--- start Data section ---

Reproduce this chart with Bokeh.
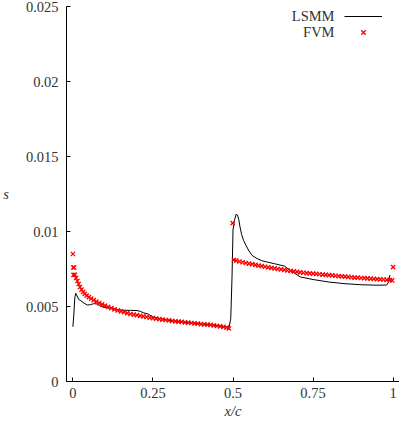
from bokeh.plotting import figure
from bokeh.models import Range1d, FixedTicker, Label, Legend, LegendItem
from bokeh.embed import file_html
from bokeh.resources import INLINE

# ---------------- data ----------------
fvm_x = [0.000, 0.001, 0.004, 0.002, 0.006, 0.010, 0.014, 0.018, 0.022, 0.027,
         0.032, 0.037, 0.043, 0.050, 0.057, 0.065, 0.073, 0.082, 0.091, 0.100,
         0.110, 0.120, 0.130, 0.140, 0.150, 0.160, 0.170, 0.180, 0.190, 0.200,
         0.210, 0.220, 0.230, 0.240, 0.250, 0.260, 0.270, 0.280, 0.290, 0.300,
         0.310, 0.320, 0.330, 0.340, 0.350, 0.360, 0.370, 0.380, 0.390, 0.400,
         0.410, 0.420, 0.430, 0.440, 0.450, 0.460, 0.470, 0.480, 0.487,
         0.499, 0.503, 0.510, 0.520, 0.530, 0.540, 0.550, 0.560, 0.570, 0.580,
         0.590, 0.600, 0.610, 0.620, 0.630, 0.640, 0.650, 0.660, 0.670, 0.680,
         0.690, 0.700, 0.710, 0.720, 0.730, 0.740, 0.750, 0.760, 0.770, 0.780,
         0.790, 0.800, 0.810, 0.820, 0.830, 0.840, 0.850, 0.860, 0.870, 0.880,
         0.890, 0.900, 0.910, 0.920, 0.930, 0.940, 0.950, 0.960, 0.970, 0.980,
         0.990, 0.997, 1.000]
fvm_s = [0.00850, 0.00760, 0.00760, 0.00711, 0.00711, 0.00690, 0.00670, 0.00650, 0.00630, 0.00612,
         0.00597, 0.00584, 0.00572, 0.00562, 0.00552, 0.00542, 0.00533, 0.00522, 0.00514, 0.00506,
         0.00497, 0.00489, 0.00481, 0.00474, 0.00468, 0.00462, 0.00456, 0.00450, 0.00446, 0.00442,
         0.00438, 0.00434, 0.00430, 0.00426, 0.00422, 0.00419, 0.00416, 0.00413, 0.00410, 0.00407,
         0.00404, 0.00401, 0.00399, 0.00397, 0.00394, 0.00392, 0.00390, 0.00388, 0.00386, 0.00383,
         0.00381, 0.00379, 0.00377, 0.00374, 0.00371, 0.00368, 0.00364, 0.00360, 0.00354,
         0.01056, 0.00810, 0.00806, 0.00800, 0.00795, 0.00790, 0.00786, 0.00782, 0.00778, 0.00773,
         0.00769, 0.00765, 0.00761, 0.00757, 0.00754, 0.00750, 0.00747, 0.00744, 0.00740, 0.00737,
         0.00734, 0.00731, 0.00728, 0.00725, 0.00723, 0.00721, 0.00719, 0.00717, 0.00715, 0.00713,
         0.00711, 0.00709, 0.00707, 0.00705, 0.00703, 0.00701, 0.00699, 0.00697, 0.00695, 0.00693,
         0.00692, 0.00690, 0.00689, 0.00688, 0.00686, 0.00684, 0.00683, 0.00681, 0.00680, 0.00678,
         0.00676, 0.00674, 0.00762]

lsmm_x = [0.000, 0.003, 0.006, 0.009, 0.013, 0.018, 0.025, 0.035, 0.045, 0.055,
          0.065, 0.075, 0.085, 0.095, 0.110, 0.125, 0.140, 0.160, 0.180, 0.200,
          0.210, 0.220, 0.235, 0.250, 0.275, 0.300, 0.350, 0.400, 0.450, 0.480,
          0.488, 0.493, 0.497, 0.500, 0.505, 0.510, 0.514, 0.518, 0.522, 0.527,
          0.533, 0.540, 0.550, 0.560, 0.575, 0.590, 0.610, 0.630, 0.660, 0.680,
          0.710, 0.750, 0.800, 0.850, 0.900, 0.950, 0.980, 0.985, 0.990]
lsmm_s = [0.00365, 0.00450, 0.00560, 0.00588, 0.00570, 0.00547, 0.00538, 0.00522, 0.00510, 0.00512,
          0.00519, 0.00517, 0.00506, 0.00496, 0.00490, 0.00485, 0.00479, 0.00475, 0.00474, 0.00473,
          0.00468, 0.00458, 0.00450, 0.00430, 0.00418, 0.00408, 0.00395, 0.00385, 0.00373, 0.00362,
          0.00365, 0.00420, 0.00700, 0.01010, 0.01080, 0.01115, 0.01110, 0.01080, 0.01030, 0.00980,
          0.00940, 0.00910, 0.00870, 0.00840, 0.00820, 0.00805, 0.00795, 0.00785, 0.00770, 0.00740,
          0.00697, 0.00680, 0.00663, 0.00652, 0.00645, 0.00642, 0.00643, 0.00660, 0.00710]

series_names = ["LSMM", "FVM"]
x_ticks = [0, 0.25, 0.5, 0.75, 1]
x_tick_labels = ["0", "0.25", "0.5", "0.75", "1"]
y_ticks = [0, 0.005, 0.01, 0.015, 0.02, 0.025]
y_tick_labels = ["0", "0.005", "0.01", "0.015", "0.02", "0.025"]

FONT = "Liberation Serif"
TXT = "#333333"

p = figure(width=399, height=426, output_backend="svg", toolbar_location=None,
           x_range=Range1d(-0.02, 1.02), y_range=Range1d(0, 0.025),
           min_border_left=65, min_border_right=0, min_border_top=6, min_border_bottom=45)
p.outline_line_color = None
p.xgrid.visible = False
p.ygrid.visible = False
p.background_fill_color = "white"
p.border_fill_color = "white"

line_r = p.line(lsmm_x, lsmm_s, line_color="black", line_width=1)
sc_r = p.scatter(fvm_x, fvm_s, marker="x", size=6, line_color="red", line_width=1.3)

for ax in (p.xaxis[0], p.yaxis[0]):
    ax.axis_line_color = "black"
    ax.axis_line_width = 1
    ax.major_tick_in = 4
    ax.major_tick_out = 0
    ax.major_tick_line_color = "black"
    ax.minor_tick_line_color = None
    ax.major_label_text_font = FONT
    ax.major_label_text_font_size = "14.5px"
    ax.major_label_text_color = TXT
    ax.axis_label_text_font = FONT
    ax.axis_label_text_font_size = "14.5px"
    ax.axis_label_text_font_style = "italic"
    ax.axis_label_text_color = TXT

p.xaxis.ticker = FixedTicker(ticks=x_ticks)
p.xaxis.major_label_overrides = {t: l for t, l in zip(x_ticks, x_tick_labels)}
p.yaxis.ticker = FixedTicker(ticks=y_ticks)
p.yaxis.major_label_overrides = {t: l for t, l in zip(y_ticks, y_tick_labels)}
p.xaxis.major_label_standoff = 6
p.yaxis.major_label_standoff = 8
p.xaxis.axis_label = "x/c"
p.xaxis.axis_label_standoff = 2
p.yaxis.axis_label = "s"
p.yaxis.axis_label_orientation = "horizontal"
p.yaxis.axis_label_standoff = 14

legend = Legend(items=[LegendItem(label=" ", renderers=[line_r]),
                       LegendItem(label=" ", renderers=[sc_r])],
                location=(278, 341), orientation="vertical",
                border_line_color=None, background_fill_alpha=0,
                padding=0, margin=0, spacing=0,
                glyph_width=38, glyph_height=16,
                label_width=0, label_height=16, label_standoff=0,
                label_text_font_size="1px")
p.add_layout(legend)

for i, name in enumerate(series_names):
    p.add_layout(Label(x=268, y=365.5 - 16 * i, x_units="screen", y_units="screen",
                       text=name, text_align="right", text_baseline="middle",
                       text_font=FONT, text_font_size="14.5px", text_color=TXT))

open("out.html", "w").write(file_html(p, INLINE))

--- end Data section ---

● **Written request**:
Set down again, exactly, the lines of the material above from its first line to the one with "from bokeh.resources import INLINE", inclusive. Leave the pictures out.

● **Exercise solution**:
Reproduce this chart with Bokeh.
from bokeh.plotting import figure
from bokeh.models import Range1d, FixedTicker, Label, Legend, LegendItem
from bokeh.embed import file_html
from bokeh.resources import INLINE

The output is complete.